Theme 2: the appreciation of place
These villages and the surrounding landscapes are worthy of the highest standards of maintenance and enhancement. Having a diverse economy contributes to securing a better sense of place. A committed and involved business and residential community is equally valuable. An understanding of the physical assets of the town and its setting is the foundation of place and placemaking.

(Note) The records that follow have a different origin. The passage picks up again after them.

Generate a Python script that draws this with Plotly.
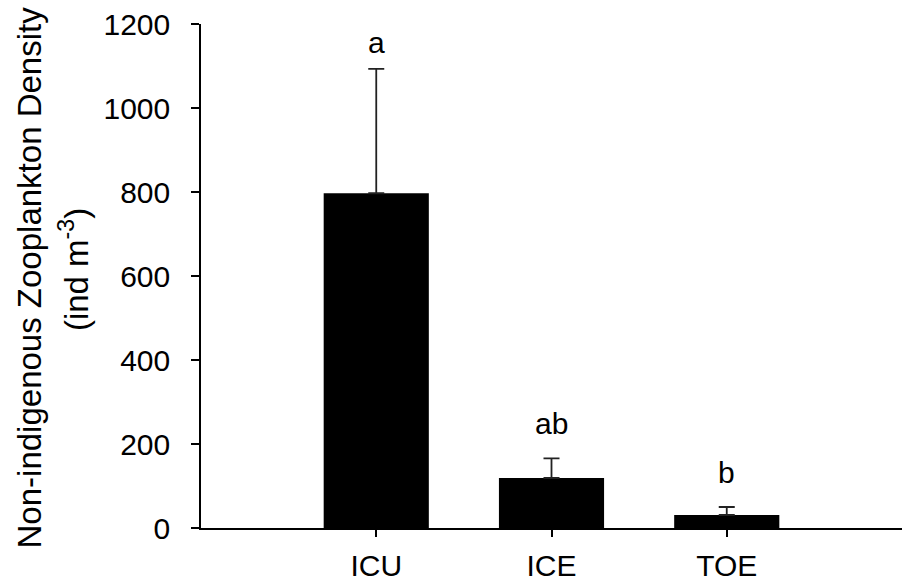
import plotly.graph_objects as go

categories = ["ICU", "ICE", "TOE"]
density = [797, 119, 31]
error_upper = [296, 47, 19]
sig_letters = ["a", "ab", "b"]
letter_y = [1157, 250, 133]

y_ticks = [0, 200, 400, 600, 800, 1000, 1200]

FONT = "Liberation Sans, Arial, sans-serif"
TICK_SIZE = 30
TITLE_SIZE = 33

fig = go.Figure()
fig.add_trace(go.Bar(
    x=categories,
    y=density,
    width=0.6,
    marker=dict(color="black", line=dict(color="black", width=0)),
    error_y=dict(type="data", symmetric=False, array=error_upper,
                 arrayminus=[0] * len(error_upper),
                 color="#222222", thickness=1.8, width=8),
    showlegend=False,
))

for c, t, yv in zip(categories, sig_letters, letter_y):
    fig.add_annotation(x=c, y=yv, text=t, showarrow=False,
                       xref="x", yref="y", yanchor="middle",
                       font=dict(family=FONT, size=TICK_SIZE, color="black"))

fig.add_annotation(x=-0.244, y=0.497, xref="paper", yref="paper",
                   text="Non-indigenous Zooplankton Density", textangle=-90,
                   showarrow=False, xanchor="center", yanchor="middle",
                   font=dict(family=FONT, size=TITLE_SIZE, color="black"))
fig.add_annotation(x=-0.181, y=0.512, xref="paper", yref="paper",
                   text="(ind m<sup>-3</sup>)", textangle=-90,
                   showarrow=False, xanchor="center", yanchor="middle",
                   font=dict(family=FONT, size=TITLE_SIZE, color="black"))

fig.update_layout(
    width=902, height=585,
    margin=dict(l=201, r=0, t=24, b=57),
    paper_bgcolor="white", plot_bgcolor="white",
    font=dict(family=FONT, size=TICK_SIZE, color="black"),
    bargap=0.4,
)
fig.update_xaxes(
    type="category", categoryorder="array", categoryarray=categories,
    range=[-1, 3], showline=True, linecolor="black", linewidth=2,
    ticks="outside", ticklen=7, tickwidth=1.5, tickcolor="black",
    showgrid=False, zeroline=False, ticklabelstandoff=3,
    tickfont=dict(family=FONT, size=TICK_SIZE, color="black"),
)
fig.update_yaxes(
    range=[0, 1200], tickvals=y_ticks, ticktext=[str(v) for v in y_ticks],
    showline=True, linecolor="black", linewidth=1.5,
    ticks="outside", ticklen=8, tickwidth=1.5, tickcolor="black",
    showgrid=False, zeroline=False, ticklabelstandoff=15,
    tickfont=dict(family=FONT, size=TICK_SIZE, color="black"),
)

fig.write_html("out.html")
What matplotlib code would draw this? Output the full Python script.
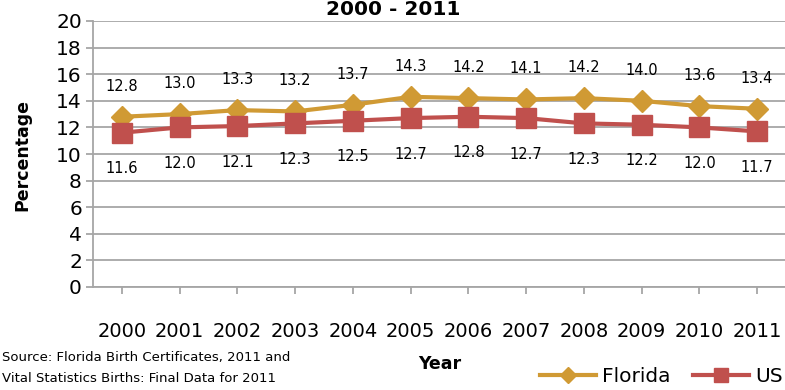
import numpy as np
import matplotlib.pyplot as plt

years = ['2000', '2001', '2002', '2003', '2004', '2005',
         '2006', '2007', '2008', '2009', '2010', '2011']
florida = [12.8, 13.0, 13.3, 13.2, 13.7, 14.3, 14.2, 14.1, 14.2, 14.0, 13.6, 13.4]
us = [11.6, 12.0, 12.1, 12.3, 12.5, 12.7, 12.8, 12.7, 12.3, 12.2, 12.0, 11.7]

gold = '#D09A34'
red = '#C0504D'
grid_col = '#A6A6A6'

fig = plt.figure(figsize=(7.85, 3.9), dpi=100)
ax = fig.add_axes([93/785, 1-287/390, 693/785, 266/390])

x = np.arange(len(years))
ax.plot(x, florida, color=gold, lw=3, marker='D', ms=11, label='Florida', zorder=3)
ax.plot(x, us, color=red, lw=3, marker='s', ms=14, label='US', zorder=3)

for xi, v in zip(x, florida):
    ax.annotate(f'{v:.1f}', (xi, v), xytext=(0, 22), textcoords='offset points',
                ha='center', va='center', fontsize=10.5)
for xi, v in zip(x, us):
    ax.annotate(f'{v:.1f}', (xi, v), xytext=(0, -26), textcoords='offset points',
                ha='center', va='center', fontsize=10.5)

ax.set_xlim(-0.5, 11.5)
ax.set_ylim(0, 20)
ax.set_yticks(np.arange(0, 21, 2))
ax.set_xticks(x)
ax.set_xticklabels(years)
ax.yaxis.grid(True, color=grid_col, lw=1.3)
ax.set_axisbelow(True)
for s in ['top', 'right']:
    ax.spines[s].set_visible(False)
for s in ['left', 'bottom']:
    ax.spines[s].set_color(grid_col)
    ax.spines[s].set_linewidth(1.3)
ax.tick_params(axis='y', length=5, width=1.3, color=grid_col, labelsize=14.5, pad=3)
ax.tick_params(axis='x', length=5, width=1.3, color=grid_col, labelsize=14, pad=20)

fig.text(22/785, 1-155/390, 'Percentage', rotation=90, ha='center', va='center',
         fontsize=12.5, fontweight='bold')
fig.text(393/785, 1-15/390, '2000 - 2011', ha='center', va='baseline',
         fontsize=14.5, fontweight='bold')
fig.text(440/785, 1-364/390, 'Year', ha='center', va='center',
         fontsize=12.5, fontweight='bold')
fig.text(2/785, 1-357/390, 'Source: Florida Birth Certificates, 2011 and',
         ha='left', va='center', fontsize=9.5)
fig.text(2/785, 1-379/390, 'Vital Statistics Births: Final Data for 2011',
         ha='left', va='center', fontsize=9.5)

fig.legend(loc='center right', bbox_to_anchor=(1.0, 1-377/390), ncol=2,
           frameon=False, fontsize=14.5, handlelength=2.8, columnspacing=1.1,
           handletextpad=0.3, borderaxespad=0, borderpad=0.1, markerscale=0.75)

fig.savefig('out.png', dpi=100)
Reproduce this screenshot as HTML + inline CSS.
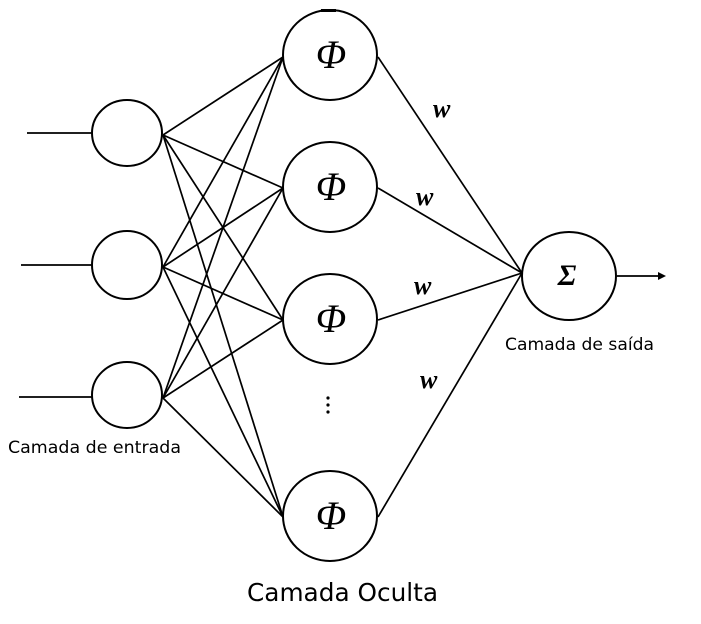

The specific areas that have to be addressed are education, awareness and appreciation of local circumstances and context – forming a sense of what makes Orkney special and ensuring that this is not watered down by inappropriate, out of context or rootless interventions. Improving place awareness in the local community is a major project but some of the tools which can be used to achieve better standards of placemaking and design are readily available. They are:
- the introduction of compulsory design statements for all development in and around the villages
- the production of guides for a range of different subjects and/or for specific areas of the town such as the new ribbon or linear housing development areas
- the introduction of specific briefs for important, large or prominent sites or for the creation of new greenspace and its integration in settlement form
- new approaches to the design of roads infrastructure which adopts the Designing Streets standards and 20 mph limits within these settlements
But one of the most important conclusions from undertaking this work, and it is reflected in many other projects in 2010, has been around the issues and blockages created by conflicts between the different historical professions of architecture, planning, landscape, housing and roads engineering which translates into disagreements and lack of shared objectives between different Council departments and ensure that the outcomes are sub-optimal. This results in frustration for local communities and confusion about overall objectives.